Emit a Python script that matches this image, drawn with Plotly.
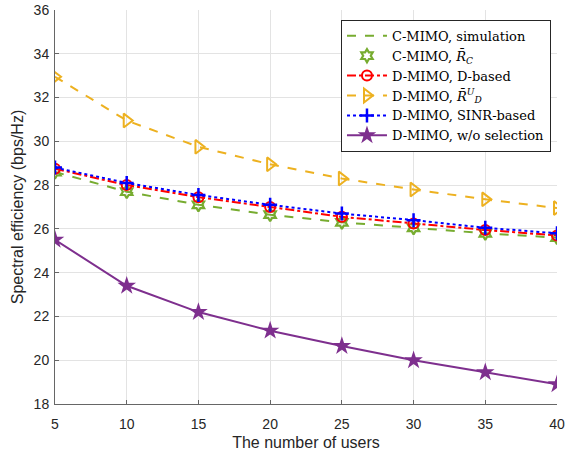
import plotly.graph_objects as go

users = [5, 10, 15, 20, 25, 30, 35, 40]
cmimo_sim = [28.6, 27.7, 27.1, 26.65, 26.3, 26.05, 25.8, 25.6]
cmimo_rc = [28.6, 27.7, 27.1, 26.65, 26.3, 26.05, 25.8, 25.6]
dmimo_d = [28.75, 28.0, 27.45, 27.0, 26.55, 26.25, 25.95, 25.7]
dmimo_rdu = [32.95, 30.95, 29.75, 28.95, 28.3, 27.8, 27.35, 26.95]
dmimo_sinr = [28.8, 28.1, 27.55, 27.1, 26.7, 26.4, 26.05, 25.8]
dmimo_wo = [25.5, 23.4, 22.2, 21.35, 20.65, 20.0, 19.45, 18.9]

green = "#77AC30"
yellow = "#EDB120"
red = "#FF0000"
blue = "#0000FF"
purple = "#7E2F8E"

fig = go.Figure()
fig.add_trace(go.Scatter(x=users, y=cmimo_sim, mode="lines", name="C-MIMO, simulation",
                         line=dict(color=green, width=2, dash="dash")))
fig.add_trace(go.Scatter(x=users, y=cmimo_rc, mode="markers", name="C-MIMO, <i>R̄</i><sub><i>C</i></sub>",
                         marker=dict(symbol="hexagram-open", size=10, color=green, line=dict(width=2.2, color=green))))
fig.add_trace(go.Scatter(x=users, y=dmimo_d, mode="lines+markers", name="D-MIMO, D-based",
                         line=dict(color=red, width=2, dash="dashdot"),
                         marker=dict(symbol="circle-open", size=10, color=red, line=dict(width=2, color=red))))
fig.add_trace(go.Scatter(x=users, y=dmimo_rdu, mode="lines+markers", name="D-MIMO, <i>R̄</i><sup><i>U</i></sup><sub><i>D</i></sub>",
                         line=dict(color=yellow, width=2, dash="dash"),
                         marker=dict(symbol="triangle-right-open", size=12, color=yellow, line=dict(width=2, color=yellow))))
fig.add_trace(go.Scatter(x=users, y=dmimo_sinr, mode="lines+markers", name="D-MIMO, SINR-based",
                         line=dict(color=blue, width=2, dash="dot"),
                         marker=dict(symbol="cross-thin-open", size=10, color=blue, line=dict(width=2.5, color=blue))))
fig.add_trace(go.Scatter(x=users, y=dmimo_wo, mode="lines+markers", name="D-MIMO, w/o selection",
                         line=dict(color=purple, width=2),
                         marker=dict(symbol="star", size=14, color=purple)))

axis_common = dict(showgrid=True, gridcolor="#E3E3E3", gridwidth=1, showline=True,
                   linecolor="#666666", linewidth=1, mirror=False, ticks="inside",
                   ticklen=4, tickcolor="#666666", zeroline=False, automargin=False,
                   ticklabeloverflow="allow",
                   tickfont=dict(family="Liberation Sans, Arial", size=14, color="#262626"))

fig.update_xaxes(range=[5, 40], tickvals=[5, 10, 15, 20, 25, 30, 35, 40],
                 ticklabelstandoff=7,
                 title=dict(text="The number of users", font=dict(family="Liberation Sans, Arial", size=16, color="#262626"), standoff=6),
                 **axis_common)
fig.update_yaxes(range=[18, 36], tickvals=list(range(18, 37, 2)),
                 ticklabelstandoff=2,
                 title=dict(text="Spectral efficiency (bps/Hz)", font=dict(family="Liberation Sans, Arial", size=16, color="#262626"), standoff=6),
                 **axis_common)

fig.update_layout(
    width=565, height=458,
    margin=dict(l=55, r=8, t=10, b=54),
    plot_bgcolor="white", paper_bgcolor="white",
    showlegend=True,
    legend=dict(x=0.988, y=0.975, xanchor="right", yanchor="top",
                bgcolor="white", bordercolor="#262626", borderwidth=1,
                font=dict(family="DejaVu Serif", size=13, color="#000000"),
                tracegroupgap=0, itemwidth=40),
)

fig.write_html("out.html")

→ Work instructions: Without the pictures, repeat the listing above exactly.

→ Solution to this exercise:
Emit a Python script that matches this image, drawn with Plotly.
import plotly.graph_objects as go

users = [5, 10, 15, 20, 25, 30, 35, 40]
cmimo_sim = [28.6, 27.7, 27.1, 26.65, 26.3, 26.05, 25.8, 25.6]
cmimo_rc = [28.6, 27.7, 27.1, 26.65, 26.3, 26.05, 25.8, 25.6]
dmimo_d = [28.75, 28.0, 27.45, 27.0, 26.55, 26.25, 25.95, 25.7]
dmimo_rdu = [32.95, 30.95, 29.75, 28.95, 28.3, 27.8, 27.35, 26.95]
dmimo_sinr = [28.8, 28.1, 27.55, 27.1, 26.7, 26.4, 26.05, 25.8]
dmimo_wo = [25.5, 23.4, 22.2, 21.35, 20.65, 20.0, 19.45, 18.9]

green = "#77AC30"
yellow = "#EDB120"
red = "#FF0000"
blue = "#0000FF"
purple = "#7E2F8E"

fig = go.Figure()
fig.add_trace(go.Scatter(x=users, y=cmimo_sim, mode="lines", name="C-MIMO, simulation",
                         line=dict(color=green, width=2, dash="dash")))
fig.add_trace(go.Scatter(x=users, y=cmimo_rc, mode="markers", name="C-MIMO, <i>R̄</i><sub><i>C</i></sub>",
                         marker=dict(symbol="hexagram-open", size=10, color=green, line=dict(width=2.2, color=green))))
fig.add_trace(go.Scatter(x=users, y=dmimo_d, mode="lines+markers", name="D-MIMO, D-based",
                         line=dict(color=red, width=2, dash="dashdot"),
                         marker=dict(symbol="circle-open", size=10, color=red, line=dict(width=2, color=red))))
fig.add_trace(go.Scatter(x=users, y=dmimo_rdu, mode="lines+markers", name="D-MIMO, <i>R̄</i><sup><i>U</i></sup><sub><i>D</i></sub>",
                         line=dict(color=yellow, width=2, dash="dash"),
                         marker=dict(symbol="triangle-right-open", size=12, color=yellow, line=dict(width=2, color=yellow))))
fig.add_trace(go.Scatter(x=users, y=dmimo_sinr, mode="lines+markers", name="D-MIMO, SINR-based",
                         line=dict(color=blue, width=2, dash="dot"),
                         marker=dict(symbol="cross-thin-open", size=10, color=blue, line=dict(width=2.5, color=blue))))
fig.add_trace(go.Scatter(x=users, y=dmimo_wo, mode="lines+markers", name="D-MIMO, w/o selection",
                         line=dict(color=purple, width=2),
                         marker=dict(symbol="star", size=14, color=purple)))

axis_common = dict(showgrid=True, gridcolor="#E3E3E3", gridwidth=1, showline=True,
                   linecolor="#666666", linewidth=1, mirror=False, ticks="inside",
                   ticklen=4, tickcolor="#666666", zeroline=False, automargin=False,
                   ticklabeloverflow="allow",
                   tickfont=dict(family="Liberation Sans, Arial", size=14, color="#262626"))

fig.update_xaxes(range=[5, 40], tickvals=[5, 10, 15, 20, 25, 30, 35, 40],
                 ticklabelstandoff=7,
                 title=dict(text="The number of users", font=dict(family="Liberation Sans, Arial", size=16, color="#262626"), standoff=6),
                 **axis_common)
fig.update_yaxes(range=[18, 36], tickvals=list(range(18, 37, 2)),
                 ticklabelstandoff=2,
                 title=dict(text="Spectral efficiency (bps/Hz)", font=dict(family="Liberation Sans, Arial", size=16, color="#262626"), standoff=6),
                 **axis_common)

fig.update_layout(
    width=565, height=458,
    margin=dict(l=55, r=8, t=10, b=54),
    plot_bgcolor="white", paper_bgcolor="white",
    showlegend=True,
    legend=dict(x=0.988, y=0.975, xanchor="right", yanchor="top",
                bgcolor="white", bordercolor="#262626", borderwidth=1,
                font=dict(family="DejaVu Serif", size=13, color="#000000"),
                tracegroupgap=0, itemwidth=40),
)

fig.write_html("out.html")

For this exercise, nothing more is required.